Regardless of the start date, lots of traditions come at the beginning of the school year, including shopping for school supplies.  In 1943, a classic school supply item first came on the market: the Pee-Chee Folder.  I found one the other day at an estate sale in clean, undecorated condition.

The Pee-Chee was an essential part of the school experience for American students for decades in the mid- to late 20th century.  It was first produced in 1943 by the Western Tablet and Stationary Company of Kalamazoo, Michigan.  I don't recall seeing them till I was in high school; I don't recall owning a Pee-Chee, but many of my peers carried them like badges of honor. 

The Pee-Chee All Season Portfolio was made of cardstock and came in one color: peach.  The most enduring designs on the folder were drawn by outdoor artist Francis Golden.  Its popularity wasn't just because the Pee-Chee was functional; it had two vertical pockets inside to hold papers, and tables of Useful Information printed inside.  

The Pee-Chee wasn't just useful for holding loose papers; it was effectively a blank canvas to be decorated by its student owner.  One blogger remembered:

I loved picking out a fresh "Pee Chee" folder for school. Those were the famous golden colored folders with images of high school athletes on the front and back cover. They are still made today. You were defined in many ways by the scribblings and drawings you would create on your Pee Chee folder!


Why students tended to adorn the Pee-Chee, more than other folders, with their thoughts, artwork, doodles, stickers, photos and anything else that would adhere to cardstock, seems to be a mystery.  Perhaps it was because the sports images on the front and back were ripe for being decorated. Perhaps customizing a Pee-Chee folder was a cultural phenomenon that "went viral" before the term was invented, as one student after another experimented with self-expression.

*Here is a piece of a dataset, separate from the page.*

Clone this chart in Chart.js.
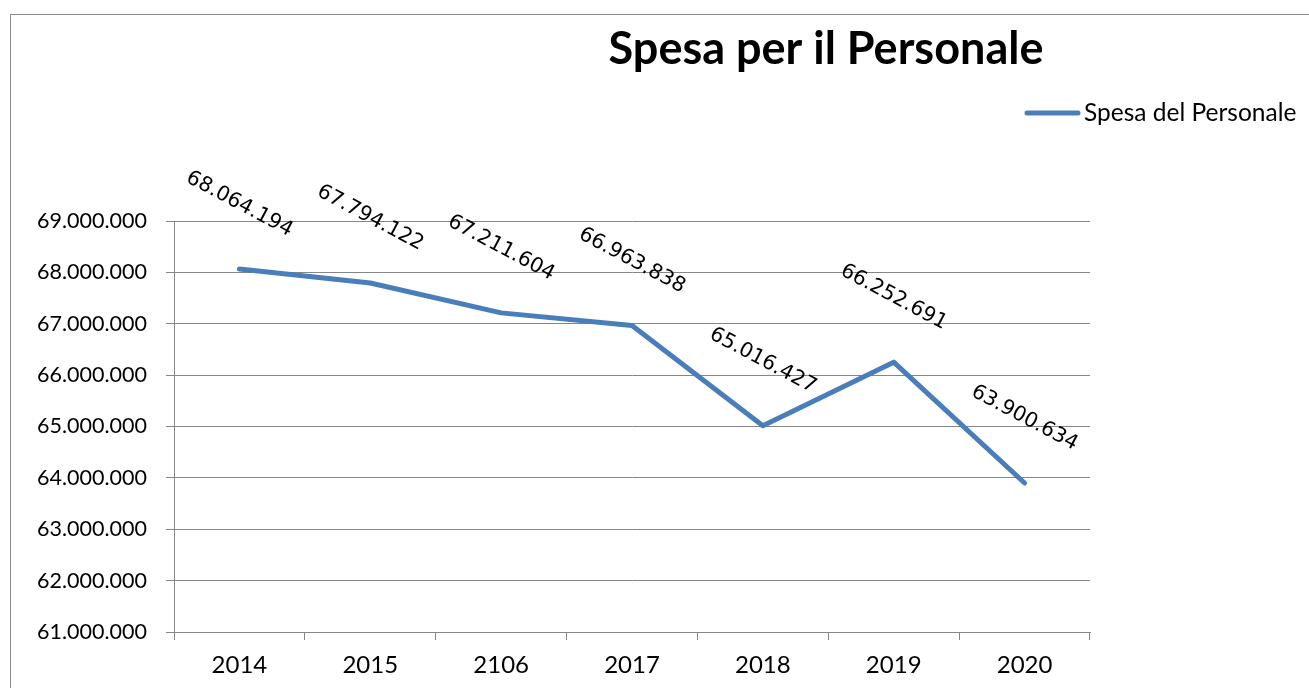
<!DOCTYPE html>
<html lang="it">
<head>
<meta charset="utf-8">
<title>Spesa per il Personale</title>
<script src="https://cdn.jsdelivr.net/npm/chart.js@4/dist/chart.umd.min.js"></script>
<style>
    html, body { margin: 0; padding: 0; background: #fff; }
    #box { width: 1309px; height: 688px; }
</style>
</head>
<body>
<div id="box"><canvas id="chartSpesa" width="1309" height="688"></canvas></div>
<script>
// Dati
const anni = ['2014', '2015', '2106', '2017', '2018', '2019', '2020'];
const spesaPersonale = [68064194, 67794122, 67211604, 66963838, 65016427, 66252691, 63900634];
const titolo = 'Spesa per il Personale';
const nomeSerie = 'Spesa del Personale';
const asseMin = 61000000;
const asseMax = 69000000;
const passo = 1000000;

const blu = '#4a7ebb';
const grigio = '#868686';

// formato italiano con i punti: 68.064.194
function formatta(n) {
    return n.toString().replace(/\B(?=(\d{3})+(?!\d))/g, '.');
}

// cornice, titolo, legenda ed etichette ruotate
const decorazioni = {
    id: 'decorazioni',
    beforeDraw(chart) {
        const ctx = chart.ctx;
        ctx.save();
        ctx.fillStyle = '#fff';
        ctx.fillRect(0, 0, chart.width, chart.height);
        ctx.strokeStyle = '#8c8c8c';
        ctx.lineWidth = 1;
        ctx.strokeRect(10.5, 14.5, chart.width + 20, chart.height + 20);
        ctx.restore();
    },
    afterDatasetsDraw(chart) {
        const ctx = chart.ctx;
        const meta = chart.getDatasetMeta(0);
        ctx.save();
        ctx.font = '20.5px "DejaVu Sans"';
        ctx.fillStyle = '#000';
        ctx.textAlign = 'center';
        ctx.textBaseline = 'middle';
        meta.data.forEach((p, i) => {
            ctx.save();
            ctx.translate(p.x, p.y - 65);
            ctx.rotate(28 * Math.PI / 180);
            ctx.fillText(formatta(spesaPersonale[i]), 0, 0);
            ctx.restore();
        });
        ctx.restore();
    },
    afterDraw(chart) {
        const ctx = chart.ctx;
        const ds = chart.data.datasets[0];
        ctx.save();
        // titolo
        ctx.font = 'bold 45px Lato';
        ctx.fillStyle = '#000';
        ctx.textAlign = 'center';
        ctx.textBaseline = 'alphabetic';
        ctx.fillText(titolo, 826, 64);
        // legenda
        ctx.strokeStyle = ds.borderColor;
        ctx.lineWidth = 5;
        ctx.lineCap = 'round';
        ctx.beginPath();
        ctx.moveTo(1027, 113);
        ctx.lineTo(1078, 113);
        ctx.stroke();
        ctx.font = '24.5px Lato';
        ctx.textAlign = 'left';
        ctx.fillText(ds.label, 1084, 121);
        ctx.restore();
    }
};

const ctxSpesa = document.getElementById('chartSpesa');
new Chart(ctxSpesa, {
    type: 'line',
    data: {
        labels: anni,
        datasets: [{
            label: nomeSerie,
            data: spesaPersonale,
            borderColor: blu,
            backgroundColor: blu,
            borderWidth: 5,
            borderCapStyle: 'round',
            borderJoinStyle: 'round',
            pointRadius: 0,
            tension: 0,
            fill: false
        }]
    },
    options: {
        responsive: false,
        animation: false,
        devicePixelRatio: 1,
        layout: { padding: { top: 221, right: 219, bottom: 0, left: 0 } },
        plugins: {
            legend: { display: false },
            title: { display: false },
            tooltip: { enabled: false }
        },
        scales: {
            x: {
                offset: true,
                grid: { offset: true, drawOnChartArea: false, drawTicks: true, tickLength: 8, color: grigio },
                border: { color: grigio, width: 1 },
                ticks: { font: { family: 'Lato', size: 24 }, color: '#000', padding: 11, maxRotation: 0 },
                afterFit: s => { s.height = 56; }
            },
            y: {
                min: asseMin,
                max: asseMax,
                grid: { color: grigio, tickLength: 8 },
                border: { color: grigio, width: 1 },
                ticks: {
                    stepSize: passo,
                    font: { family: 'Lato', size: 21.5 },
                    color: '#000',
                    padding: 19,
                    callback: v => formatta(v)
                },
                afterFit: s => { s.width = 174; }
            }
        }
    },
    plugins: [decorazioni]
});
</script>
</body>
</html>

There are websites and blogs and online photo albums dedicated to the Pee-Chee Folder, where you can see other examples of clean Pee-Chees and also decorated versions that people have saved for decades.  (If you look for some of these images, just remember that most of these artists were in high school, so you may be looking at examples of rude and/or puerile humor and sarcasm.  You may also see some pretty amazing artwork and graphic design.)   

The Pee-Chee folder I found has the price marked on the front: "2 for 25 cents."  But on the back, it still has its original price tag: nine cents at Penneys (not J.C. Penney or JCP). 

Considering that the price of one Pee-Chee folder now is more than a dollar, that makes me think that the Pee-Chee I found is...well, several years old.

Pee-Chee folders are still being made by Mead; they now come in a variety of colors and, if ordered individually online, can be quite expensive once you factor in the shipping costs.

Smithsonian Magazine has covered the Pee-Chee:


Here's an interview with one of the original artists for the Pee-Chee folder:


(You have to be careful when you do an online search for "Pee-Chee" Folders, because there are "O-Pee-Chee" sports trading cards and those search results will come up as well.)

1 comment:

  1. I loved those Pee Chees too. I started using them in late 1969 and had to let my last decorated one go (artwork and all) to the trash since it was both falling apart and took up space (!?). I am so happy to find they are still made by Mead! I'll check it out in the a.m. Thanks so much for the information and the memories.